Aileen Anderson, a 57-year-old Irvine resident who boards a horse at the center, said she’s been alerting fairgrounds staff that, in her opinion, they’ve been overpaying.
She wrote a letter to the board of directors in 2022 arguing that boarding fees would eventually need to increase in order to make up for the center’s expenses under the Lopez Works contract.
“If you’re going to pay a company $1,000 an hour to feed horses and $600 an hour to drag an arena — we’re talking about tasks that take minutes — of course you’re gonna run into deficit,” Anderson said in a phone interview. “This isn’t something that is viable or sustainable.”
When reached for comment, Lopez Works President Andre Lopez said he was unable to comment at the time.

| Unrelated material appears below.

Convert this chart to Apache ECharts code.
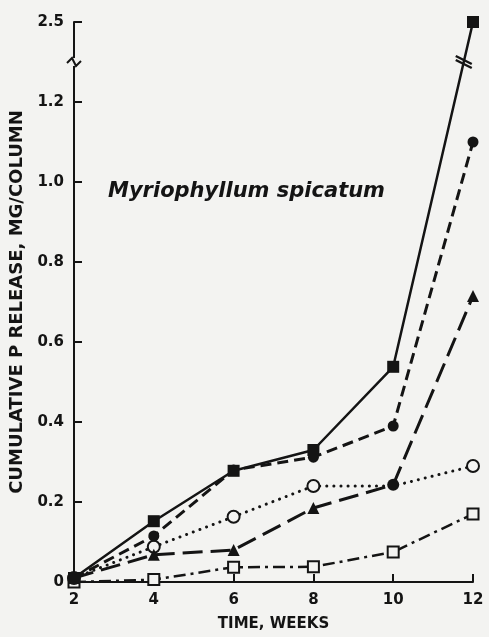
<!DOCTYPE html>
<html>
<head>
<meta charset="utf-8">
<script src="https://cdn.jsdelivr.net/npm/echarts@6.0.0/dist/echarts.min.js"></script>
<style>
  html, body { margin: 0; padding: 0; background: #f3f3f1; }
  #chart { width: 489px; height: 637px; }
</style>
</head>
<body>
<div id="chart"></div>
<script>
(function () {
  'use strict';

  // --- Data ---
  const weeks = [2, 4, 6, 8, 10, 12];
  const filledSquares = [0.01, 0.152, 0.278, 0.33, 0.538, 2.5];
  const filledCircles = [0.01, 0.115, 0.28, 0.312, 0.39, 1.1];
  const filledTriangles = [0.01, 0.068, 0.08, 0.185, 0.243, 0.715];
  const openCircles = [0.01, 0.088, 0.163, 0.24, 0.24, 0.29];
  const openSquares = [0.0, 0.006, 0.037, 0.038, 0.075, 0.17];
  const yTicks = [0, 0.2, 0.4, 0.6, 0.8, 1.0, 1.2, 2.5];

  const ink = '#141414';
  const paper = '#f3f3f1';
  const font = 'DejaVu Sans';

  function pairs(values) {
    return weeks.map((w, i) => [w, values[i]]);
  }

  const chart = echarts.init(document.getElementById('chart'), null, { renderer: 'canvas' });

  const option = {
    backgroundColor: paper,
    animation: false,
    grid: { left: 74, right: 16, top: 22, bottom: 54, containLabel: false },
    title: {
      text: 'Myriophyllum spicatum',
      left: 103,
      top: 176,
      textStyle: { fontFamily: font, fontSize: 21, fontStyle: 'italic', fontWeight: 'bold', color: ink }
    },
    xAxis: {
      type: 'value',
      min: 2,
      max: 12,
      interval: 2,
      name: 'TIME, WEEKS',
      nameLocation: 'middle',
      nameGap: 35,
      nameTextStyle: { fontFamily: font, fontSize: 15, fontWeight: 'bold', color: ink },
      axisLine: { lineStyle: { color: ink, width: 2 } },
      axisTick: { inside: true, length: 8, lineStyle: { color: ink, width: 2 } },
      axisLabel: { margin: 11, fontFamily: font, fontSize: 15, fontWeight: 'bold', color: ink },
      splitLine: { show: false }
    },
    yAxis: {
      type: 'value',
      min: 0,
      max: 2.5,
      breaks: [{ start: 1.3, end: 2.4, gap: 0 }],
      breakArea: { show: false },
      name: 'CUMULATIVE P RELEASE, MG/COLUMN',
      nameLocation: 'middle',
      nameRotate: 90,
      nameGap: 48,
      nameTextStyle: { fontFamily: font, fontSize: 18, fontWeight: 'bold', color: ink },
      axisLine: { show: true, lineStyle: { color: ink, width: 2 } },
      axisTick: { inside: true, length: 8, customValues: yTicks, lineStyle: { color: ink, width: 2 } },
      axisLabel: {
        customValues: yTicks,
        margin: 10,
        fontFamily: font,
        fontSize: 15,
        fontWeight: 'bold',
        color: ink,
        formatter: v => (v === 0 ? '0' : v.toFixed(1))
      },
      splitLine: { show: false }
    },
    series: [
      {
        name: 'open squares',
        type: 'line',
        data: pairs(openSquares),
        symbol: 'rect',
        symbolSize: 11,
        z: 2,
        lineStyle: { color: ink, width: 2.5, type: [12, 5, 3, 5] },
        itemStyle: { color: paper, borderColor: ink, borderWidth: 2 }
      },
      {
        name: 'open circles',
        type: 'line',
        // the week-10 point sits under the filled marker in the figure
        data: pairs(openCircles).map((p, i) => (i === 4 ? { value: p, symbol: 'none' } : p)),
        symbol: 'circle',
        symbolSize: 12,
        z: 2,
        lineStyle: { color: ink, width: 3, type: [0.1, 7], cap: 'round' },
        itemStyle: { color: paper, borderColor: ink, borderWidth: 2 }
      },
      {
        name: 'filled triangles',
        type: 'line',
        data: pairs(filledTriangles).map((p, i) => (i === 4 ? { value: p, symbol: 'circle', symbolSize: 12 } : p)),
        symbol: 'triangle',
        symbolSize: 12,
        z: 3,
        lineStyle: { color: ink, width: 3, type: [20, 8] },
        itemStyle: { color: ink }
      },
      {
        name: 'filled circles',
        type: 'line',
        data: pairs(filledCircles),
        symbol: 'circle',
        symbolSize: 11,
        z: 4,
        lineStyle: { color: ink, width: 3, type: [11, 6] },
        itemStyle: { color: ink }
      },
      {
        name: 'filled squares',
        type: 'line',
        data: pairs(filledSquares),
        symbol: 'rect',
        symbolSize: 12,
        z: 5,
        lineStyle: { color: ink, width: 2.5, type: 'solid' },
        itemStyle: { color: ink }
      }
    ]
  };

  chart.setOption(option);

  // --- Break marks on the y axis and on the solid line ---
  function drawBreakMarks() {
    const breakY = chart.convertToPixel({ gridIndex: 0 }, [2, 1.3])[1];
    const axisX = chart.convertToPixel({ gridIndex: 0 }, [2, 0])[0];
    const p10 = chart.convertToPixel({ gridIndex: 0 }, [10, filledSquares[4]]);
    const p12 = chart.convertToPixel({ gridIndex: 0 }, [12, filledSquares[5]]);
    const t = (breakY - p10[1]) / (p12[1] - p10[1]);
    const lx = p10[0] + t * (p12[0] - p10[0]);

    chart.setOption({
      graphic: [
        {
          type: 'rect', z: 100,
          shape: { x: axisX - 3, y: breakY - 4, width: 6, height: 8 },
          style: { fill: paper }
        },
        {
          type: 'polyline', z: 101,
          shape: { points: [[axisX - 7, breakY + 1], [axisX - 2, breakY - 4], [axisX + 2, breakY + 4], [axisX + 7, breakY - 1]] },
          style: { stroke: ink, lineWidth: 2, fill: null }
        },
        {
          type: 'line', z: 101,
          shape: { x1: lx - 8, y1: breakY - 6, x2: lx + 8, y2: breakY + 2 },
          style: { stroke: ink, lineWidth: 2.5 }
        },
        {
          type: 'line', z: 101,
          shape: { x1: lx - 8, y1: breakY - 2, x2: lx + 8, y2: breakY + 6 },
          style: { stroke: ink, lineWidth: 2.5 }
        }
      ]
    });
  }

  drawBreakMarks();
})();
</script>
</body>
</html>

Fair board members argued they had little choice when that contract was approved in 2022. The center put out a call for bids, and Lopez Works was the only contractor that responded.
“We have to follow the public bidding requirements and all the requirements that are imposed upon us as an entity when we issue a proposal,” La Belle said during the meeting. “We got one bidder. It would have been nice if we’d had two or three and there would have been some comparison that we could look at.”
Leigh-Ann Kazolas, a 53-year-old equestrian enthusiast from Newport Beach, doesn’t think it was that simple.
“We understand that they have to accept a sole bid, but once they were told how out of industry-standard it was, they should have re-issued it or spent some time solving their cost problem,” Kazolas said.
Theresa Sears, Voice of OC’s involvement editor and an experienced equestrian for decades who was asked by fairgrounds officials to review operations, spoke publicly at the meeting saying she analyzed the center’s expenses and found they don’t need to raise rates if they change how they manage their funds.
“If managed correctly, the current income more than covers expenses, leaving about a $300,000 profit,” Sears said, after handing out her research to the board members. “Those profits can be used to repair the barns.”
“You need an experienced operator to run this facility,” she said.
Some residents who spoke at the March 28 meeting questioned why the center isn’t cutting down on expenses to help the issue.
Anderson — who’s also a professor at the University of California, Irvine — said this rate increase will make it unsustainable for many local families to continue boarding their horses at the center.
She said it will also force many families to reduce or cancel riding lessons as instructors up their prices to make up for the increasing rates.
“This decision will end access to lesson programs for hundreds of kids and adults and is not compatible with expanding access for underserved populations or anyone else,” Anderson said. “The only people that will be left with access are private owners that can afford the most expensive equestrian facility in Orange County, which also happens to be the one with the most minimal and unmaintained facilities.”